## Work to be completed:
Quote, verbatim, all material below, without pictures.

## Data excerpt:
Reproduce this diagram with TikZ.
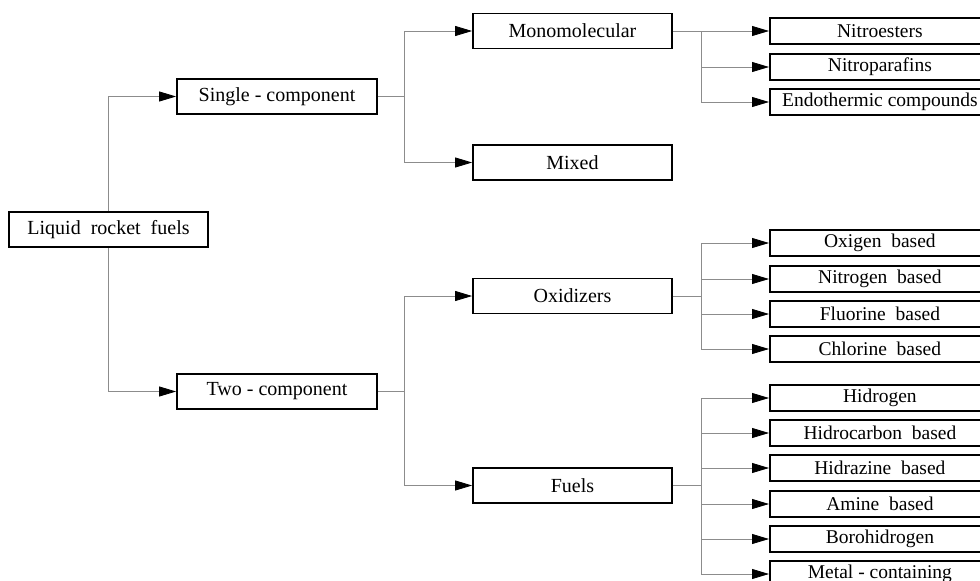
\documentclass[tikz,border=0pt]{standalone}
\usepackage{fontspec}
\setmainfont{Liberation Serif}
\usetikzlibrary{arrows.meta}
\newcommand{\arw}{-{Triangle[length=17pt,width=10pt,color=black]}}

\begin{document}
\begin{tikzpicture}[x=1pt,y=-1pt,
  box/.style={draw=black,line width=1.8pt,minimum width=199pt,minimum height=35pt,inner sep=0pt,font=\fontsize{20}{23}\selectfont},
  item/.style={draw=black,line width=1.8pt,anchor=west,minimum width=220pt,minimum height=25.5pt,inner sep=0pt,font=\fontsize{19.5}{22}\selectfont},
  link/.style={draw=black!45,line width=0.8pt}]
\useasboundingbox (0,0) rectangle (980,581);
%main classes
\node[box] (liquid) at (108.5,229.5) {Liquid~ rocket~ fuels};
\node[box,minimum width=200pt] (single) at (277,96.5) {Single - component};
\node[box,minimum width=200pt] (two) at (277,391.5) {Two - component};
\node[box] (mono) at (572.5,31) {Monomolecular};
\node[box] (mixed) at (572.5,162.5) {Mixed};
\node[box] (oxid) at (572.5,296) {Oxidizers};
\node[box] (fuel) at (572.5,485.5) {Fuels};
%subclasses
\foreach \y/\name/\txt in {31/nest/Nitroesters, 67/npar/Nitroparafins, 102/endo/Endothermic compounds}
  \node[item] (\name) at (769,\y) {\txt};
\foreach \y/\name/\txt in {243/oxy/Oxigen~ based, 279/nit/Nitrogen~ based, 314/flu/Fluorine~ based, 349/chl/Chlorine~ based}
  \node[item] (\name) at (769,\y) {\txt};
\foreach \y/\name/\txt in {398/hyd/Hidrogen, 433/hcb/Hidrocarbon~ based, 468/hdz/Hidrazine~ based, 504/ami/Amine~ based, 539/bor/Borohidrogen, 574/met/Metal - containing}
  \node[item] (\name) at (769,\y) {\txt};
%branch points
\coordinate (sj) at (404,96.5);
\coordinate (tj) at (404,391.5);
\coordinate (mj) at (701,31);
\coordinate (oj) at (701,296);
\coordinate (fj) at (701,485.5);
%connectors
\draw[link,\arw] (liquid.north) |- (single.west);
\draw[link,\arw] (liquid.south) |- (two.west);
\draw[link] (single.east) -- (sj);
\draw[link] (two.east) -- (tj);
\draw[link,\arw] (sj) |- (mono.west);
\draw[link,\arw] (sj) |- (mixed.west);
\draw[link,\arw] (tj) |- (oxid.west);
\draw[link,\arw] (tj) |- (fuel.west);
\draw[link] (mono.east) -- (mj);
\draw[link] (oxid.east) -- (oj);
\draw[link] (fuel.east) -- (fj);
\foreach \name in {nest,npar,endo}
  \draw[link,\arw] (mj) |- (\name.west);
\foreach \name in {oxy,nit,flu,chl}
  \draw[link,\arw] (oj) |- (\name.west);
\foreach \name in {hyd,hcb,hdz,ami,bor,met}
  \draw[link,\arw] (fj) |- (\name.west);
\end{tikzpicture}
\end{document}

## Response:
Reproduce this diagram with TikZ.
\documentclass[tikz,border=0pt]{standalone}
\usepackage{fontspec}
\setmainfont{Liberation Serif}
\usetikzlibrary{arrows.meta}
\newcommand{\arw}{-{Triangle[length=17pt,width=10pt,color=black]}}

\begin{document}
\begin{tikzpicture}[x=1pt,y=-1pt,
  box/.style={draw=black,line width=1.8pt,minimum width=199pt,minimum height=35pt,inner sep=0pt,font=\fontsize{20}{23}\selectfont},
  item/.style={draw=black,line width=1.8pt,anchor=west,minimum width=220pt,minimum height=25.5pt,inner sep=0pt,font=\fontsize{19.5}{22}\selectfont},
  link/.style={draw=black!45,line width=0.8pt}]
\useasboundingbox (0,0) rectangle (980,581);
%main classes
\node[box] (liquid) at (108.5,229.5) {Liquid~ rocket~ fuels};
\node[box,minimum width=200pt] (single) at (277,96.5) {Single - component};
\node[box,minimum width=200pt] (two) at (277,391.5) {Two - component};
\node[box] (mono) at (572.5,31) {Monomolecular};
\node[box] (mixed) at (572.5,162.5) {Mixed};
\node[box] (oxid) at (572.5,296) {Oxidizers};
\node[box] (fuel) at (572.5,485.5) {Fuels};
%subclasses
\foreach \y/\name/\txt in {31/nest/Nitroesters, 67/npar/Nitroparafins, 102/endo/Endothermic compounds}
  \node[item] (\name) at (769,\y) {\txt};
\foreach \y/\name/\txt in {243/oxy/Oxigen~ based, 279/nit/Nitrogen~ based, 314/flu/Fluorine~ based, 349/chl/Chlorine~ based}
  \node[item] (\name) at (769,\y) {\txt};
\foreach \y/\name/\txt in {398/hyd/Hidrogen, 433/hcb/Hidrocarbon~ based, 468/hdz/Hidrazine~ based, 504/ami/Amine~ based, 539/bor/Borohidrogen, 574/met/Metal - containing}
  \node[item] (\name) at (769,\y) {\txt};
%branch points
\coordinate (sj) at (404,96.5);
\coordinate (tj) at (404,391.5);
\coordinate (mj) at (701,31);
\coordinate (oj) at (701,296);
\coordinate (fj) at (701,485.5);
%connectors
\draw[link,\arw] (liquid.north) |- (single.west);
\draw[link,\arw] (liquid.south) |- (two.west);
\draw[link] (single.east) -- (sj);
\draw[link] (two.east) -- (tj);
\draw[link,\arw] (sj) |- (mono.west);
\draw[link,\arw] (sj) |- (mixed.west);
\draw[link,\arw] (tj) |- (oxid.west);
\draw[link,\arw] (tj) |- (fuel.west);
\draw[link] (mono.east) -- (mj);
\draw[link] (oxid.east) -- (oj);
\draw[link] (fuel.east) -- (fj);
\foreach \name in {nest,npar,endo}
  \draw[link,\arw] (mj) |- (\name.west);
\foreach \name in {oxy,nit,flu,chl}
  \draw[link,\arw] (oj) |- (\name.west);
\foreach \name in {hyd,hcb,hdz,ami,bor,met}
  \draw[link,\arw] (fj) |- (\name.west);
\end{tikzpicture}
\end{document}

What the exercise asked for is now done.